### Data extracted from a collection:
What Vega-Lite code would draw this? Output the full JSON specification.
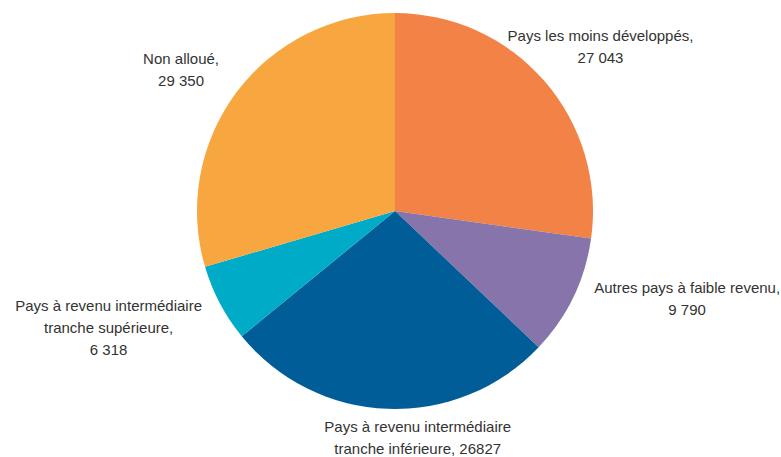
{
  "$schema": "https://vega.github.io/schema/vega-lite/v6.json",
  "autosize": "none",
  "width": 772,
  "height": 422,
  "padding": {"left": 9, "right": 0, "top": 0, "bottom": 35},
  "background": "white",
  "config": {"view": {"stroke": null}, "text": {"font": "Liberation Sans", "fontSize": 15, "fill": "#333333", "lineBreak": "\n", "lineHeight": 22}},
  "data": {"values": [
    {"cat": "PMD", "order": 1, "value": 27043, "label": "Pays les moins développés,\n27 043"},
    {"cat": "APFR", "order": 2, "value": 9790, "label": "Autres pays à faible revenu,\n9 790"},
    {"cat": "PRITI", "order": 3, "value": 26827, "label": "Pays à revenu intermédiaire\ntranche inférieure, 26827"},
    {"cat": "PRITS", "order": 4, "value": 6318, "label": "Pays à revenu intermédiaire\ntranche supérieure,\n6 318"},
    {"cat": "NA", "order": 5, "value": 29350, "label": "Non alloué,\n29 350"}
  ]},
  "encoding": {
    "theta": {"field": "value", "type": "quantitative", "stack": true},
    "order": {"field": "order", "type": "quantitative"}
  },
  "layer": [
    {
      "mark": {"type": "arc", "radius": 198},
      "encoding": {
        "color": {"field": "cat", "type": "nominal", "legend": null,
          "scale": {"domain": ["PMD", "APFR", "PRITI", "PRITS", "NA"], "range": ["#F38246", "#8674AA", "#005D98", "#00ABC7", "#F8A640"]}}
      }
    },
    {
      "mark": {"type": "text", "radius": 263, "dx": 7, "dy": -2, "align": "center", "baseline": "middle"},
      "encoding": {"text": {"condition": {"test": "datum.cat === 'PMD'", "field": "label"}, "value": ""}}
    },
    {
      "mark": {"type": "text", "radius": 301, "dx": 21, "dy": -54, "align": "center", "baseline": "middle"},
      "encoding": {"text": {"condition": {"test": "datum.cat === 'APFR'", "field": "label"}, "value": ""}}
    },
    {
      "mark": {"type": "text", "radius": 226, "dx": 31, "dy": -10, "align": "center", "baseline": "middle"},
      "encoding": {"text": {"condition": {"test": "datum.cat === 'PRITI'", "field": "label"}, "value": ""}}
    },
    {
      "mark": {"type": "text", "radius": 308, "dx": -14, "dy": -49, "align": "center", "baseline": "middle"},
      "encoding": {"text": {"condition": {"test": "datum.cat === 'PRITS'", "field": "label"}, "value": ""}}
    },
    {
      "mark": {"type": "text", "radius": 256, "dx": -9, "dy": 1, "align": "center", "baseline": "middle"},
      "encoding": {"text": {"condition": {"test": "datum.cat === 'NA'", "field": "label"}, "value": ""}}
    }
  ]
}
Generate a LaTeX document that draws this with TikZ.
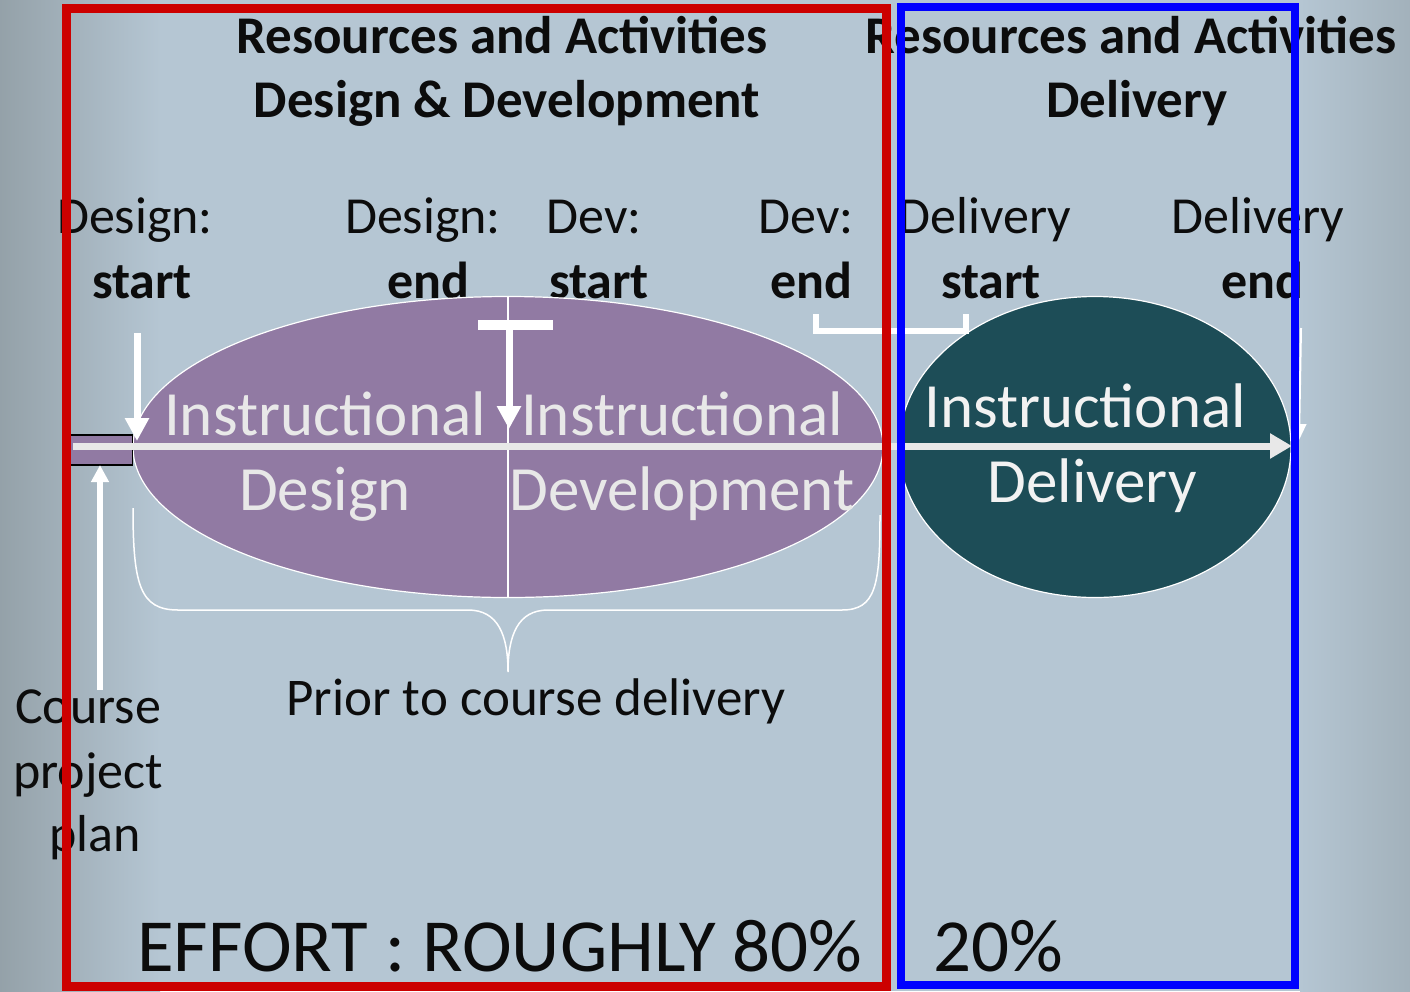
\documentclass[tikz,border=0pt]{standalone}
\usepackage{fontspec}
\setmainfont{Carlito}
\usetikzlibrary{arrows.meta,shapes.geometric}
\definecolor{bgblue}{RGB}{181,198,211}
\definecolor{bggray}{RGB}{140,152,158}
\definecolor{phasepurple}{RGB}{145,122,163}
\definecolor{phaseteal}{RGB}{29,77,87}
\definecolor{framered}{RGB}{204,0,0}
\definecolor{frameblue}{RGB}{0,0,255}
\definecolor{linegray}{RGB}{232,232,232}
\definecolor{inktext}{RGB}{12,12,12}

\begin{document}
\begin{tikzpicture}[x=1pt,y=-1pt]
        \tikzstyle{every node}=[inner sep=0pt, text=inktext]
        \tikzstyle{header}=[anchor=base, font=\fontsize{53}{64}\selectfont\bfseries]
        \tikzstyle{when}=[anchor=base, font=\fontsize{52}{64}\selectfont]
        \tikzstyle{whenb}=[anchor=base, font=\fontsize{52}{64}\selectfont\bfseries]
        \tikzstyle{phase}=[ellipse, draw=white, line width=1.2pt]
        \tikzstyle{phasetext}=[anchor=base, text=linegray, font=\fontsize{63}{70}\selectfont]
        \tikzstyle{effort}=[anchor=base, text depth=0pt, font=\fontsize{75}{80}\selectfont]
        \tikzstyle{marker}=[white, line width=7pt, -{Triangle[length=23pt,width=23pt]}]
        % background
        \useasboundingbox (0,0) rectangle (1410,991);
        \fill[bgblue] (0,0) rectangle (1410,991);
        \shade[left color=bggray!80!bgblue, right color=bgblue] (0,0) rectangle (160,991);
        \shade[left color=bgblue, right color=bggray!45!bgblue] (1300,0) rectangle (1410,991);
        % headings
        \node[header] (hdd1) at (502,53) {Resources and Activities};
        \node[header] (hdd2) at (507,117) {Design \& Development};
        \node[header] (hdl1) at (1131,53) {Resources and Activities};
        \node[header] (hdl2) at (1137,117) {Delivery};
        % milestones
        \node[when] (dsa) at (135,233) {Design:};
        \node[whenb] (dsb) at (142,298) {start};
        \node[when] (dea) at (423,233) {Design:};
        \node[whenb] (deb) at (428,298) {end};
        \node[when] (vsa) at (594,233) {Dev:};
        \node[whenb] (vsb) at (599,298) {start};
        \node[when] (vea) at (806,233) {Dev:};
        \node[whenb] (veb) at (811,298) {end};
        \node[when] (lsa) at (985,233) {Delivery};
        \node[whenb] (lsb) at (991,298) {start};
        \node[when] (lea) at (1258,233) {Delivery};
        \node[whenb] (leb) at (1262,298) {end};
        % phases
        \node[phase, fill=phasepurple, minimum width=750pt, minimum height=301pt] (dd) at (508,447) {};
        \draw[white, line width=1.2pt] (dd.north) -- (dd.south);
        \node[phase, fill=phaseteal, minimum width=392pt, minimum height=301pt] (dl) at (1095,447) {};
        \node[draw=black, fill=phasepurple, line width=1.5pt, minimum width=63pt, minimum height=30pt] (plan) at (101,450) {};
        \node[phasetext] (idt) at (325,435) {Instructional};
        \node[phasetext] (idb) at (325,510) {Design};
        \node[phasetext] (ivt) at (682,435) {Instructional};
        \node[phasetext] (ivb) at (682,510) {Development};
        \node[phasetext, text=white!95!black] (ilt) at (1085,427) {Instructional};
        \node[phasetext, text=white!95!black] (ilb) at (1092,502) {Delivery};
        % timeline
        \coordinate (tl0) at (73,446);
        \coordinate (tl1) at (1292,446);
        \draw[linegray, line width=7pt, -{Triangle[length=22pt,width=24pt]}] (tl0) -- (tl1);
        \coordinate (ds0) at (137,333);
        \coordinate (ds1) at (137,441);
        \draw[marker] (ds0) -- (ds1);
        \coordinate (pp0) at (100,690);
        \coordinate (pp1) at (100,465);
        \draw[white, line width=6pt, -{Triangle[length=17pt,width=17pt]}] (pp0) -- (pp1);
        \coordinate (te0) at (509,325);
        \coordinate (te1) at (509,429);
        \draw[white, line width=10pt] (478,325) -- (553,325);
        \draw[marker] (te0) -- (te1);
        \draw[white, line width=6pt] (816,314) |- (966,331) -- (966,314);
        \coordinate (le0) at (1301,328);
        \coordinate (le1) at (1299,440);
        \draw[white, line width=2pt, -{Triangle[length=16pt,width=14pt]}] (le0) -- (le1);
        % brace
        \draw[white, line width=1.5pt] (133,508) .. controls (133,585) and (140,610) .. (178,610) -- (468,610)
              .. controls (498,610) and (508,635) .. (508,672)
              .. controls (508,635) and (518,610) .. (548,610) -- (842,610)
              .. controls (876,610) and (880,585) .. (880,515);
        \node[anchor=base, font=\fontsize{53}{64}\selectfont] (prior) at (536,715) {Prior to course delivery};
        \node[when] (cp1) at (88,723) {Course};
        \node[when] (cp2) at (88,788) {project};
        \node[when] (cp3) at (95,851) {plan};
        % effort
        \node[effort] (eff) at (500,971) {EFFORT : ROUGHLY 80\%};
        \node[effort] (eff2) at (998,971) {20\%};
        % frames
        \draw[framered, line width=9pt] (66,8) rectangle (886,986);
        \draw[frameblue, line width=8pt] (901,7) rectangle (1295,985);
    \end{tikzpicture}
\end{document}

### Aim of the task:
Gather all lines where the word "this" appears.

### Result:
What Vega-Lite code would draw this? Output the full JSON specification.
Generate a LaTeX document that draws this with TikZ.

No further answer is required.